The opinion of most historians is to side with Taylor's critics rather than Taylor in this debate. However,
The Origins of the Second World War is regarded as a watershed in the historiography of the origins of the Second World War. In general, historians have praised Taylor for the following:
- By showing that appeasement was a popular policy and that there was continuity in British foreign policy after 1933, he shattered the common view of the appeasers as a small, degenerate clique that had mysteriously hijacked the British government sometime in the 1930s and who had carried out their policies in the face of massive public resistance.
- By portraying the leaders of the 1930s as real people attempting to deal with real problems, he made the first strides towards attempting an explanation of the actions of the appeasers rather than merely condemning them.
- By showing that the Anschluss was enormously popular in Austria, he helped to discredit the notion of Austria as a victim of Nazi aggression brought unwillingly into the Reich.
- By being one of the first historians to present Hitler as an ordinary human being rather than as a "madman", Taylor helped to open the door to seeing Hitler as a human being, albeit one who held morally repellent beliefs.
- By being the first English language historian to bring attention to the work of the French economist and historian Étienne Mantoux, especially his 1946 book The Carthaginian Peace: or The Economic Consequences of Mr Keynes, he was able to show that Germany was capable of paying reparations to France after the First World War; the only problem was that the Germans were unwilling. In this way, he started an important debate over who was really responsible for the hyperinflation that destroyed the German economy in 1923.

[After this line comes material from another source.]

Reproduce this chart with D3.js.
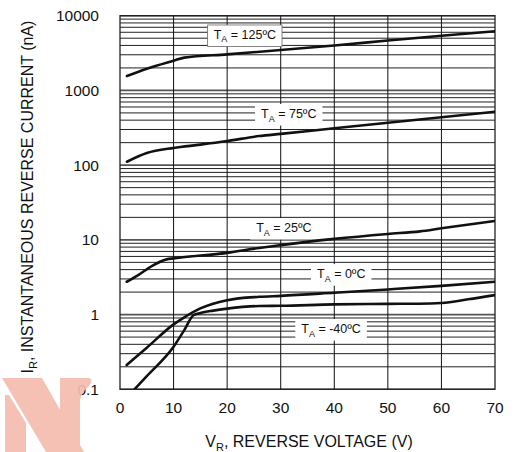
<!DOCTYPE html>
<html>
<head>
<meta charset="utf-8">
<script src="https://cdn.jsdelivr.net/npm/d3@7"></script>
<style>
  body { margin: 0; background: #fff; }
  text { font-family: Arial, "Liberation Sans", sans-serif; fill: #111; }
</style>
</head>
<body>
<div id="main"></div>
<script>
// reverse current vs reverse voltage, one pair of arrays per temperature
const vr125 = [1.3, 5, 10, 12, 20, 30, 40, 50, 60, 70];
const ir125 = [1560, 1950, 2500, 2750, 3040, 3470, 4000, 4650, 5400, 6200];

const vr75 = [1.3, 5, 10, 15, 20, 26, 30, 40, 50, 60, 70];
const ir75 = [111, 145, 170, 188, 210, 245, 262, 311, 369, 438, 519];

const vr25 = [1.25, 3.4, 6, 8.7, 10, 20, 26, 30, 40, 50, 56, 60, 70];
const ir25 = [2.75, 3.38, 4.5, 5.48, 5.65, 6.7, 7.8, 8.5, 10.3, 12.0, 13.0, 14.3, 17.9];

const vr0 = [1.25, 5, 10, 12, 15, 20, 26, 30, 40, 50, 60, 70];
const ir0 = [0.211, 0.36, 0.74, 0.92, 1.21, 1.56, 1.73, 1.78, 1.96, 2.17, 2.42, 2.75];

const vrm40 = [2.7, 5, 10, 12, 13.7, 15, 17.4, 20, 26, 30, 40, 50, 58, 60, 65, 70];
const irm40 = [0.1, 0.15, 0.37, 0.62, 0.98, 1.05, 1.13, 1.2, 1.3, 1.31, 1.37, 1.39, 1.41, 1.43, 1.6, 1.82];

const xTicks = [0, 10, 20, 30, 40, 50, 60, 70];
const yTicks = [0.1, 1, 10, 100, 1000, 10000];
const yTickLabels = ["0.1", "1", "10", "100", "1000", "10000"];

// label: temperature text, V and I at its centre
const tempLabels = ["125ºC", "75ºC", "25ºC", "0ºC", "-40ºC"];
const labelV = [23.3, 31.5, 30.6, 41.3, 39.4];
const labelI = [5520, 483, 14.4, 3.48, 0.64];

const width = 521, height = 452;
const x0 = 120, x1 = 495, y0 = 15.7, y1 = 389.3;

const svg = d3.select("#main").append("svg")
  .attr("width", width)
  .attr("height", height);

const x = d3.scaleLinear().domain([0, 70]).range([x0, x1]);
const y = d3.scaleLog().domain([0.1, 10000]).range([y1, y0]);

// grid
const minor = [];
[0.1, 1, 10, 100, 1000].forEach(d => {
  for (let m = 1; m <= 9; m++) minor.push(m * d);
});
minor.push(10000);

svg.append("g").selectAll("line")
  .data(minor)
  .join("line")
  .attr("x1", x0).attr("x2", x1)
  .attr("y1", d => y(d)).attr("y2", d => y(d))
  .attr("stroke", (d, i) => (i % 9 === 0) ? "#555" : "#222")
  .attr("stroke-width", (d, i) => (i % 9 === 0) ? 1.6 : 1);

svg.append("g").selectAll("line")
  .data(xTicks.slice(1, -1))
  .join("line")
  .attr("x1", d => x(d)).attr("x2", d => x(d))
  .attr("y1", y0).attr("y2", y1)
  .attr("stroke", "#111")
  .attr("stroke-width", 1);

svg.append("rect")
  .attr("x", x0).attr("y", y0)
  .attr("width", x1 - x0).attr("height", y1 - y0)
  .attr("fill", "none")
  .attr("stroke", "#222")
  .attr("stroke-width", 1.3);

// label boxes sit on top of the grid
const labels = svg.append("g");
tempLabels.forEach((t, i) => {
  const g = labels.append("g");
  const txt = g.append("text")
    .attr("x", x(labelV[i]))
    .attr("y", y(labelI[i]) + 4)
    .attr("text-anchor", "middle")
    .style("font-size", "12.5px");
  txt.append("tspan").text("T");
  txt.append("tspan").text("A").style("font-size", "9px").attr("dy", 3.5);
  txt.append("tspan").text(" = " + t).attr("dy", -3.5);
  const b = txt.node().getBBox();
  g.insert("rect", "text")
    .attr("x", b.x - 6).attr("y", b.y - 3)
    .attr("width", b.width + 12).attr("height", b.height + 5)
    .attr("fill", "#fff")
    .attr("stroke", i === 0 ? "#666" : "none")
    .attr("stroke-width", 0.8);
});

// curves
svg.append("clipPath").attr("id", "plot")
  .append("rect").attr("x", x0).attr("y", y0)
  .attr("width", x1 - x0).attr("height", y1 - y0);

const line = d3.line()
  .x(d => x(d[0]))
  .y(d => y(d[1]))
  .curve(d3.curveMonotoneX);

const series = [[vr125, ir125], [vr75, ir75], [vr25, ir25], [vr0, ir0], [vrm40, irm40]];
svg.append("g").attr("clip-path", "url(#plot)")
  .selectAll("path")
  .data(series.map(s => s[0].map((v, i) => [v, s[1][i]])))
  .join("path")
  .attr("d", line)
  .attr("fill", "none")
  .attr("stroke", "#111")
  .attr("stroke-width", 2.6)
  .attr("stroke-linecap", "round");

// tick labels
svg.append("g").selectAll("text")
  .data(yTicks)
  .join("text")
  .attr("x", 99)
  .attr("y", d => y(d) + 5.5)
  .attr("text-anchor", "end")
  .style("font-size", "15.5px")
  .text((d, i) => yTickLabels[i]);

svg.append("g").selectAll("text")
  .data(xTicks)
  .join("text")
  .attr("x", d => x(d))
  .attr("y", 412.5)
  .attr("text-anchor", "middle")
  .style("font-size", "15.5px")
  .text(d => d);

// axis titles
const xt = svg.append("text")
  .attr("x", 309).attr("y", 447)
  .attr("text-anchor", "middle")
  .style("font-size", "16px");
xt.append("tspan").text("V");
xt.append("tspan").text("R").style("font-size", "11px").attr("dy", 4);
xt.append("tspan").text(", REVERSE VOLTAGE (V)").attr("dy", -4);

const yt = svg.append("text")
  .attr("transform", "translate(32.5,197) rotate(-90)")
  .attr("text-anchor", "middle")
  .style("font-size", "16px");
yt.append("tspan").text("I");
yt.append("tspan").text("R").style("font-size", "11px").attr("dy", 4);
yt.append("tspan").text(", INSTANTANEOUS REVERSE CURRENT (nA)").attr("dy", -4);

// watermark logo in the lower left corner
const wm = svg.append("g").attr("fill", "#f5bcae").attr("opacity", 0.92);
wm.append("path").attr("d", "M5,395 L9,395 L26,423 L26,452 L5,452 Z");
wm.append("path").attr("d", "M2,378 L42,378 L84,452 L46,452 Z");
wm.append("path").attr("d", "M60,378 L89,378 Q94,380 89,386 Q82,392 80,400 L80,446 L60,446 Z");
</script>
</body>
</html>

- By highlighting certain continuities in German foreign policy between 1871 and 1939, he helped to place Nazi foreign policy in a wider perspective, though the degree of continuity is still subject to considerable debate.
- By focusing on the improvised character of German and Italian foreign policy, he helped to create a debate over the degree to which fascist states were fulfilling a programme versus taking advantage of events.
- By showing that Hitler just as often reacted as acted, he offered a balance to previous accounts where Hitler was portrayed as the sole agent and the leaders of Britain and France as entirely reactive.
- Finally, in response to Taylor's argument that Hitler had no programme because his foreign policy seemed to operate in a haphazard and slapdash way, Taylor's critics such as Trevor-Roper worked out the formula by which Hitler held "consistent aims" but sought to achieve via "flexible methods".